Alhamdulillah, di ma’had kami, Ma’had Minhajul Atsar Jember, para santri dididik untuk menjalankan berbagai amanah yang diamanahkan kepada mereka. Di samping belajar di kelas, ma’had memberikan wadah kegiatan santri berupa dibentuknya berbagai divisi, mulai dari divisi tamu yang mengurusi keperluan tamu, rapat asatidzah dan yang lainnya hingga divisi dapur yang melayani konsumsi santri secara umum. Ada juga divisi kebersihan, divisi taman, divisi kebersihan, divisi sarpen, divisi maktabah, divisi lughah, dan divisi-divisi lainnya.
Dari sinilah para santri mendapatkan berbagai pengalaman, yang sebelumnya tidak pernah mereka dapatkan. Mereka terus berlatih hingga semoga nantinya menjadi dai yang siap di gembleng dan ditempa, bahkan ditaruh dimanapun dan bagaimanapun kondisinya.
Ini semua dilakukan demi merealisasikan firman Allah:
وَتَعَاوَنُوا عَلَى الْبِرِّ وَالتَّقْوَى
“Saling tolong-menolonglah kalian di dalam kebaikan dan ketaqwaan.” (QS. al-Maidah: 2)
Demikian pula dengan harapan untuk melatih kedewasaan dan mengasah pengalaman, agar tatkala mereka terjun ke dunia tarbiah memiliki bekal yang cukup. Dunia tarbiyah merupakan ladang luas untuk menuai pahala. Oleh karenanya dibutuhkan orang-orang yang benar-benar bersungguh-sungguh dan serius demi menjalankan roda dakwah.
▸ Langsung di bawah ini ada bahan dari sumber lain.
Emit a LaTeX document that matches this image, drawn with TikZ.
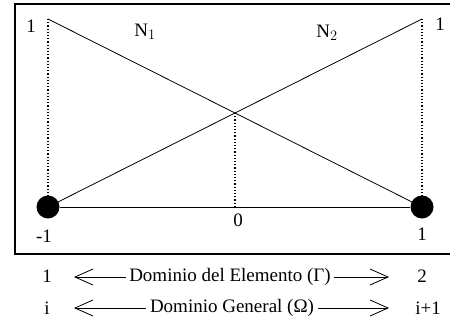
\documentclass[tikz,border=0pt]{standalone}
\usepackage{fontspec}
\setmainfont{Liberation Serif}
\usetikzlibrary{arrows.meta,calc}
\tikzset{
  nodo/.style={circle,fill=black,inner sep=0pt,minimum size=23pt},
  barb/.style={-{Straight Barb[length=18pt,width=16pt]},line width=0.8pt},
  guia/.style={dotted,line width=1.2pt}
}
\begin{document}
\begin{tikzpicture}[x=1pt,y=-1pt,font=\fontsize{19}{22}\selectfont,line width=0.8pt]
  \useasboundingbox (0,0) rectangle (450,324);
  \draw[line width=2pt] (450,4)--(14.5,4)--(14.5,253.5)--(450,253.5);
  % nodos del elemento
  \node[nodo] (n1) at (48,207) {};
  \node[nodo] (n2) at (422,207) {};
  \coordinate (t1) at (48,19);
  \coordinate (t2) at (422,19);
  \coordinate (m) at ($(t1)!0.5!(n2)$);
  \draw (n1)--(n2);
  \draw (t1)--(n2.center);
  \draw (t2)--(n1.center);
  \draw[guia] (t1)--(n1);
  \draw[guia] (t2)--(n2);
  \draw[guia] (m)--(m|-n1);
  % etiquetas
  \node (u1) at (31,26) {1};
  \node (u2) at (440,24) {1};
  \node (f1) at (145,32) {N$_1$};
  \node (f2) at (327,33) {N$_2$};
  \node (x1) at (44,236) {-1};
  \node (x0) at (238,220) {0};
  \node (x2) at (422,234) {1};
  % dominios
  \node (a1) at (47,276) {1};
  \node (a2) at (422,276) {2};
  \node (b1) at (47,308) {i};
  \node (b2) at (428,308) {i+1};
  \node[inner sep=3pt] (de) at (230,277) {Dominio del Elemento (Γ)};
  \node[inner sep=4pt] (dg) at (232,308) {Dominio General (Ω)};
  \coordinate (p1) at (74,277);
  \coordinate (p2) at (389,277);
  \coordinate (q1) at (74,308);
  \coordinate (q2) at (389,308);
  \draw[barb] (de.west)--(p1);
  \draw[barb] (de.east)--(p2);
  \draw[barb] (dg.west)--(q1);
  \draw[barb] (dg.east)--(q2);
\end{tikzpicture}
\end{document}
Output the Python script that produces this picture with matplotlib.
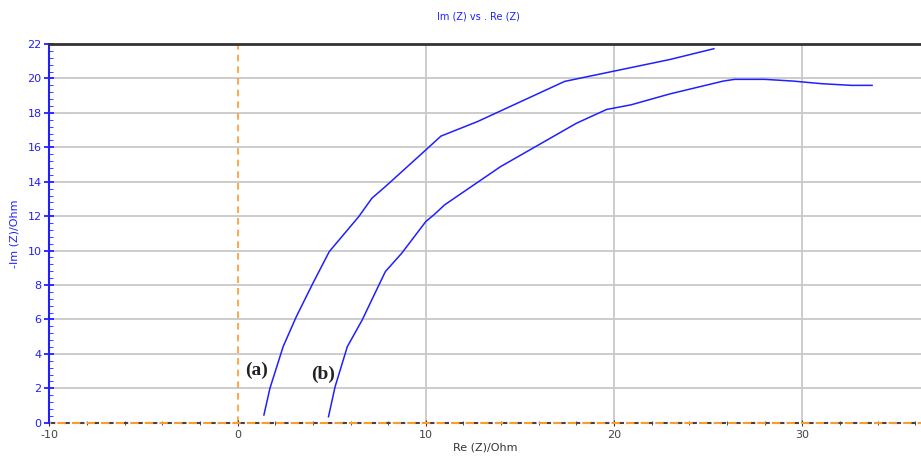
import matplotlib.pyplot as plt
from matplotlib.ticker import MultipleLocator

plt.rcParams["axes.unicode_minus"] = False

# curve (a)
re_a = [1.40, 1.72, 2.42, 3.12, 4.0, 4.87, 6.44, 7.14, 7.85, 10.0, 10.8, 12.75, 17.37, 22.95, 25.3]
im_a = [0.45, 2.0, 4.42, 6.16, 8.1, 9.94, 11.98, 13.05, 13.72, 15.85, 16.65, 17.5, 19.83, 21.1, 21.73]

# curve (b)
re_b = [4.83, 5.18, 5.83, 6.62, 7.2, 7.85, 8.72, 10.0, 10.45, 11.0, 13.97, 18.0, 19.6, 20.9, 22.95,
        25.8, 26.4, 28.0, 29.5, 31.0, 32.6, 33.7]
im_b = [0.35, 2.09, 4.42, 5.97, 7.3, 8.78, 9.85, 11.69, 12.1, 12.66, 14.88, 17.4, 18.2, 18.47, 19.1,
        19.85, 19.95, 19.95, 19.85, 19.7, 19.6, 19.6]

labels = ["(a)", "(b)"]
label_pos = [(1.0, 3.05), (4.55, 2.8)]

blue = "#2020ff"
orange = "#ff9a2e"

fig = plt.figure(figsize=(9.21, 4.59), dpi=100)
ax = fig.add_axes([0.0535, 0.079, 0.9465, 0.825])

ax.set_xlim(-10, 36.3)
ax.set_ylim(0, 22)

for x in [10, 20, 30]:
    ax.axvline(x, color="#c8c8c8", lw=1.3, zorder=0)
for y in range(2, 22, 2):
    ax.axhline(y, color="#c8c8c8", lw=1.3, zorder=0)

ax.plot(re_a, im_a, color=blue, lw=1.1)
ax.plot(re_b, im_b, color=blue, lw=1.1)

ax.axvline(0, color=orange, lw=1.2, ls=(0, (4, 3)), zorder=1)
ax.axhline(0, color="#444444", lw=1.5, ls=(0, (3, 4)), zorder=2, clip_on=False)
ax.axhline(0, color=orange, lw=1.5, ls=(3, (4, 3)), zorder=2, clip_on=False)

for txt, (x, y) in zip(labels, label_pos):
    ax.text(x, y, txt, fontsize=14, fontweight="bold", family="Liberation Serif",
            color="#222222", ha="center", va="center")

ax.spines["right"].set_visible(False)
ax.spines["bottom"].set_visible(False)
ax.spines["top"].set_color("#333333")
ax.spines["top"].set_linewidth(2)
ax.spines["left"].set_color(blue)
ax.spines["left"].set_linewidth(1.5)

ax.xaxis.set_major_locator(MultipleLocator(10))
ax.xaxis.set_minor_locator(MultipleLocator(2))
ax.yaxis.set_major_locator(MultipleLocator(2))
ax.yaxis.set_minor_locator(MultipleLocator(0.4))

ax.tick_params(axis="x", which="major", direction="inout", length=4, color="#333333",
               labelsize=8, labelcolor="#444444", pad=3)
ax.tick_params(axis="x", which="minor", direction="inout", length=3, color="#333333")
ax.tick_params(axis="y", which="major", direction="inout", length=7, width=1.3, color=blue,
               labelsize=8, labelcolor=blue, pad=2)
ax.tick_params(axis="y", which="minor", direction="in", length=3, color=blue)

ax.set_xlabel("Re (Z)/Ohm", fontsize=8, color="#333333", labelpad=2)
ax.set_ylabel("-Im (Z)/Ohm", fontsize=8, color=blue, labelpad=6)
fig.text(0.52, 0.965, "Im (Z) vs . Re (Z)", fontsize=7, color=blue, ha="center", va="center")

fig.savefig("out.png", dpi=100)
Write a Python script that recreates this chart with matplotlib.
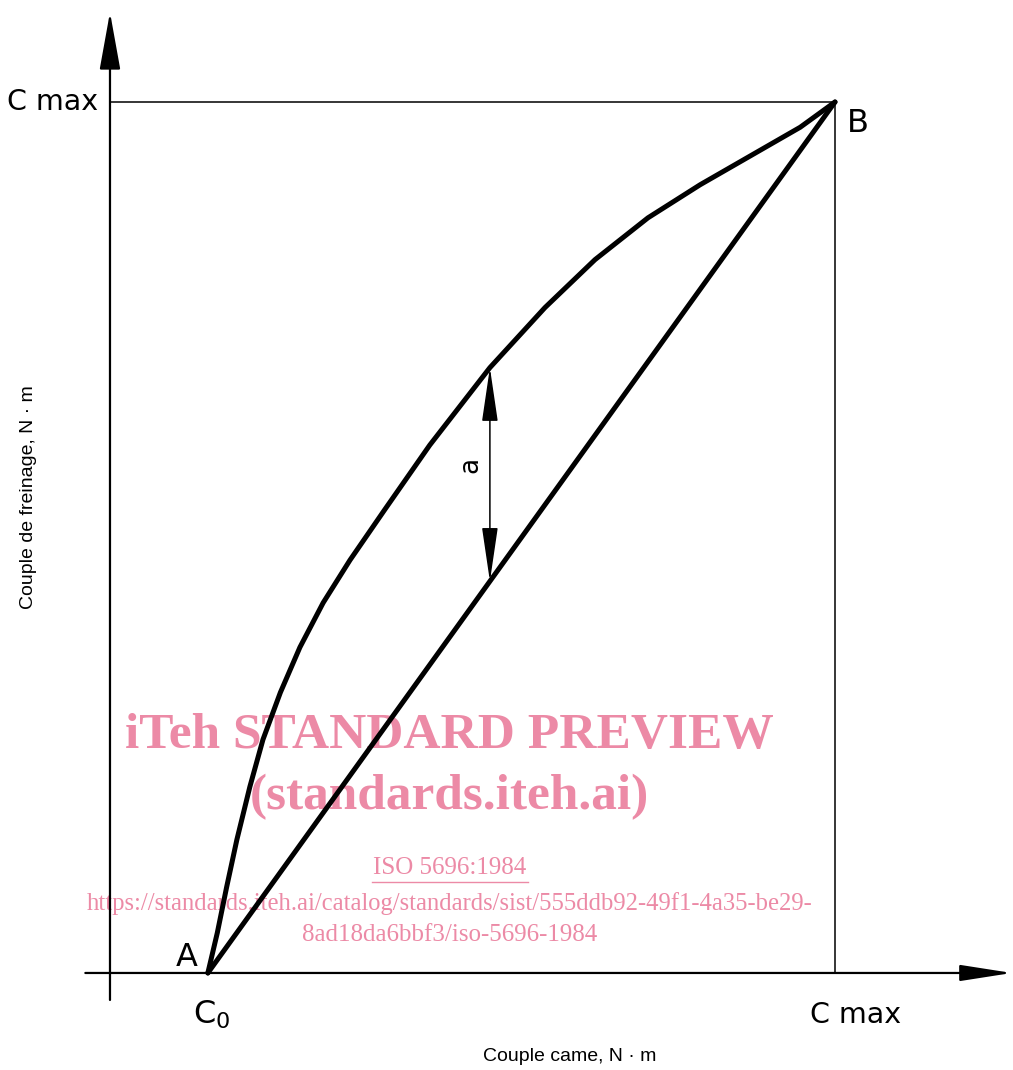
import numpy as np
import matplotlib
matplotlib.use('Agg')
import matplotlib.pyplot as plt

# Torques as a fraction of C max (x: couple came, y: couple de freinage)
c0 = 0.135
cmax = 1.0

# Measured braking torque curve from A (C0, 0) to B (Cmax, Cmax)
x_curve = [0.135, 0.148, 0.161, 0.175, 0.193, 0.211, 0.235, 0.262, 0.294, 0.331,
           0.379, 0.441, 0.524, 0.600, 0.669, 0.742, 0.814, 0.883, 0.952, 1.0]
y_curve = [0.000, 0.046, 0.099, 0.153, 0.214, 0.268, 0.322, 0.374, 0.425, 0.474,
           0.532, 0.606, 0.695, 0.764, 0.819, 0.867, 0.905, 0.938, 0.971, 1.0]

# Straight reference line A-B
x_line = [c0, cmax]
y_line = [0.0, cmax]

# Position of the deviation "a"
x_a = 0.524

fig = plt.figure(figsize=(10.13, 10.70), dpi=100)
ax = fig.add_axes([0, 0, 1, 1])
ax.set_xlim(-0.1517, 1.2455)
ax.set_ylim(-0.1114, 1.1171)
ax.axis('off')

ink = 'black'
pink = '#ec8aa6'

# axes with arrow heads
ax.annotate('', xy=(0, 1.103), xytext=(0, -0.031),
            arrowprops=dict(arrowstyle='-|>,head_length=3.6,head_width=0.65',
                            mutation_scale=10, lw=1.6, color=ink,
                            shrinkA=0, shrinkB=0))
ax.annotate('', xy=(1.244, 0), xytext=(-0.034, 0),
            arrowprops=dict(arrowstyle='-|>,head_length=3.2,head_width=0.5',
                            mutation_scale=10, lw=1.6, color=ink,
                            shrinkA=0, shrinkB=0))

# C max box
ax.plot([0, cmax], [cmax, cmax], color=ink, lw=1.1)
ax.plot([cmax, cmax], [0, cmax], color=ink, lw=1.1)

# curve and straight line
ax.plot(x_curve, y_curve, color=ink, lw=3.6, solid_capstyle='round',
        solid_joinstyle='round', zorder=5)
ax.plot(x_line, y_line, color=ink, lw=3.6, solid_capstyle='round', zorder=5)

# deviation arrow a between curve and line
y_top = np.interp(x_a, x_curve, y_curve)
y_bot = (x_a - c0) / (cmax - c0) * cmax
ax.annotate('', xy=(x_a, y_top), xytext=(x_a, y_bot),
            arrowprops=dict(arrowstyle='<|-|>,head_length=3.4,head_width=0.5',
                            mutation_scale=10, lw=1.1, color=ink,
                            shrinkA=0, shrinkB=0))
ax.text(x_a - 0.027, 0.583, 'a', rotation=90,
        ha='center', va='center', fontsize=19, color=ink)

# point and tick labels
lab = dict(fontsize=23, color=ink, family='DejaVu Sans')
cm = dict(fontsize=20.5, color=ink, family='DejaVu Sans')
ax.text(-0.017, cmax, 'C max', ha='right', va='center', **cm)
ax.text(1.029, -0.048, 'C max', ha='center', va='center', **cm)
ax.text(1.017, 0.975, 'B', ha='left', va='center', **lab)
ax.text(0.106, 0.018, 'A', ha='center', va='center', **lab)
ax.text(c0 + 0.005, -0.048, r'C$_\mathregular{0}$', ha='center', va='center', **lab)

# axis titles
ax.text(0.634, -0.096, 'Couple came, N · m', ha='center', va='center',
        fontsize=14, family='Liberation Sans')
ax.text(-0.113, 0.546, 'Couple de freinage, N · m', ha='center', va='center',
        rotation=90, fontsize=14, family='Liberation Sans')

# watermark
wm = dict(ha='center', va='center', family='Liberation Serif', color=pink, zorder=1)
ax.text(0.468, 0.272, 'iTeh STANDARD PREVIEW', fontsize=37, fontweight='bold', **wm)
ax.text(0.468, 0.202, '(standards.iteh.ai)', fontsize=37, fontweight='bold', **wm)
ax.text(0.468, 0.1206, 'ISO 5696:1984', fontsize=18, **wm)
ax.plot([0.362, 0.577], [0.104, 0.104], color=pink, lw=1, zorder=1)
ax.text(0.468, 0.080,
        'https://standards.iteh.ai/catalog/standards/sist/555ddb92-49f1-4a35-be29-',
        fontsize=17.7, **wm)
ax.text(0.468, 0.0436, '8ad18da6bbf3/iso-5696-1984', fontsize=18, **wm)

fig.savefig('out.png', dpi=100)
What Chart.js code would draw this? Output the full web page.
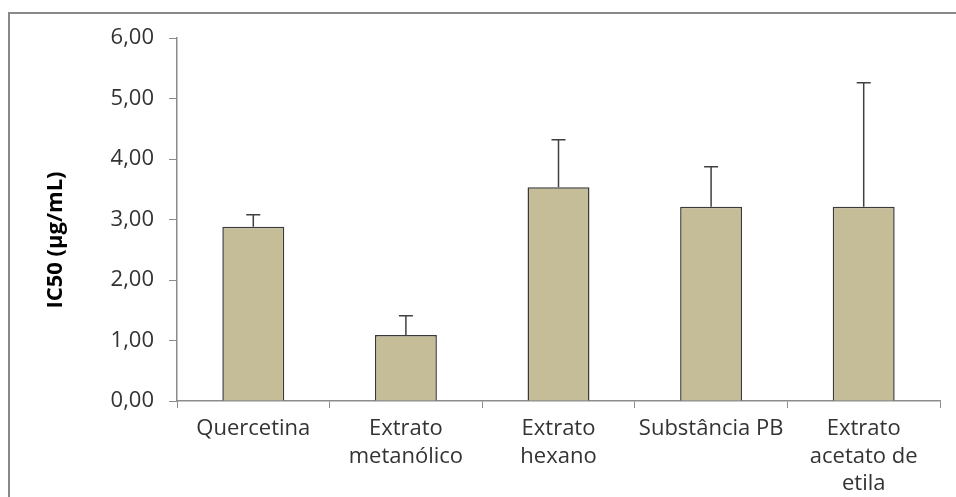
<!DOCTYPE html>
<html>
<head>
<meta charset="utf-8">
<script src="https://cdn.jsdelivr.net/npm/chart.js@4"></script>
<style>
    body { margin: 0; background: #fff; }
    #frame {
        position: absolute; left: 8px; top: 12px; width: 960px; height: 500px;
        border-left: 2px solid #898989; border-top: 2px solid #898989;
    }
    #wrap { position: absolute; left: 0; top: 0; width: 956px; height: 497px; }
</style>
</head>
<body>
<div id="frame"></div>
<div id="wrap"><canvas id="chart"></canvas></div>
<script>
const categories = [
    "Quercetina",
    ["Extrato", "metanólico"],
    ["Extrato", "hexano"],
    "Substância PB",
    ["Extrato", "acetato de", "etila"]
];
const ic50 = [2.88, 1.09, 3.535, 3.21, 3.21];
const ic50Sd = [0.20, 0.32, 0.785, 0.66, 2.05];
const yTitle = "IC50 (µg/mL)";

const FONT = "'Open Sans', sans-serif";

// upper error bars, drawn through the y scale
const errorBars = {
    id: "errorBars",
    afterDatasetsDraw(chart) {
        let ctx = chart.ctx;
        let y = chart.scales.y;
        let meta = chart.getDatasetMeta(0);
        ctx.save();
        ctx.strokeStyle = "#404040";
        ctx.lineWidth = 1.5;
        meta.data.forEach((bar, i) => {
            let top = y.getPixelForValue(ic50[i] + ic50Sd[i]);
            ctx.beginPath();
            ctx.moveTo(bar.x, bar.y);
            ctx.lineTo(bar.x, top);
            ctx.moveTo(bar.x - 7, top);
            ctx.lineTo(bar.x + 7, top);
            ctx.stroke();
        });
        ctx.restore();
    }
};

// rotated axis title, a bit below the scale middle like the original
const axisTitle = {
    id: "axisTitle",
    afterDraw(chart) {
        let ctx = chart.ctx;
        ctx.save();
        ctx.translate(56, 240);
        ctx.rotate(-Math.PI / 2);
        ctx.font = "bold 22px " + FONT;
        ctx.fillStyle = "#000";
        ctx.textAlign = "center";
        ctx.textBaseline = "middle";
        ctx.fillText(yTitle, 0, 0);
        ctx.restore();
    }
};

new Chart(document.getElementById("chart"), {
    type: "bar",
    data: {
        labels: categories,
        datasets: [{
            data: ic50,
            backgroundColor: "#c4bd97",
            borderColor: "#3a3a3a",
            borderWidth: 1.5,
            categoryPercentage: 1,
            barPercentage: 0.406
        }]
    },
    plugins: [errorBars, axisTitle],
    options: {
        responsive: true,
        maintainAspectRatio: false,
        animation: false,
        layout: { padding: { left: 0, right: 16, top: 38, bottom: 0 } },
        plugins: {
            legend: { display: false },
            tooltip: { enabled: false }
        },
        scales: {
            x: {
                afterFit: (s) => { s.height = 96; },
                grid: {
                    offset: true,
                    drawOnChartArea: false,
                    drawTicks: true,
                    tickLength: 7,
                    color: "#8c8c8c"
                },
                border: { color: "#8c8c8c", width: 1.5 },
                ticks: {
                    padding: 7,
                    color: "#333",
                    maxRotation: 0,
                    autoSkip: false,
                    font: { family: FONT, size: 22, lineHeight: 1.25 }
                }
            },
            y: {
                min: 0,
                max: 6,
                afterFit: (s) => { s.width = 177; },
                grid: {
                    drawOnChartArea: false,
                    drawTicks: true,
                    tickLength: 8,
                    color: "#8c8c8c"
                },
                border: { color: "#8c8c8c", width: 1.5 },
                ticks: {
                    stepSize: 1,
                    padding: 15,
                    color: "#333",
                    font: { family: FONT, size: 22 },
                    callback: (v) => v.toFixed(2).replace(".", ",")
                }
            }
        }
    }
});
</script>
</body>
</html>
Mereka yakin bahwa insyaallah di suatu hari nanti akan menjadi seorang dai murabbi yang terjun di tengah-tengah masyarakat. Hal ini sangat membutuhkan kemandirian dan kepekaan. Sebab, seorang dai bukan hanya dituntut untuk menyampaikan ilmu saja. Namun ia juga dituntut untuk peka terhadap lingkungan, masyarakat dan ikhwah sekitar. Apalah guna hafalan banyak, pandai dalam berorasi, namun ia tidak memperhatikan kondisi lingkungan, masyarakat dan ikhwah sekitar. Ia jutsru menyusahkan orang-orang yang ada sekitarnya, bahkan na’udzubillah membuat dakwah semakin rumit karena tingkah lakunya.
Semoga Allah membalas segala amal saleh yang telah kita lakukan dan membalas jasa para asatidzah yang telah membimbing kami dengan sabar. Mereka adalah figur yang kami saksikan. Pengorbanan mereka adalah pelajaran yang melebihi nasehat berupa ucapan. Tindakan nyata mereka adalah teladan bagi kami. Asatidzah, kami banyak belajar dari melihat antum-antum sekalian. Betul, kami diajari untuk tidak berlebihan dalam bersikap kepada seseorang. Tapi, demikianlah yang kami saksikan. Wabillahit-Taufiq.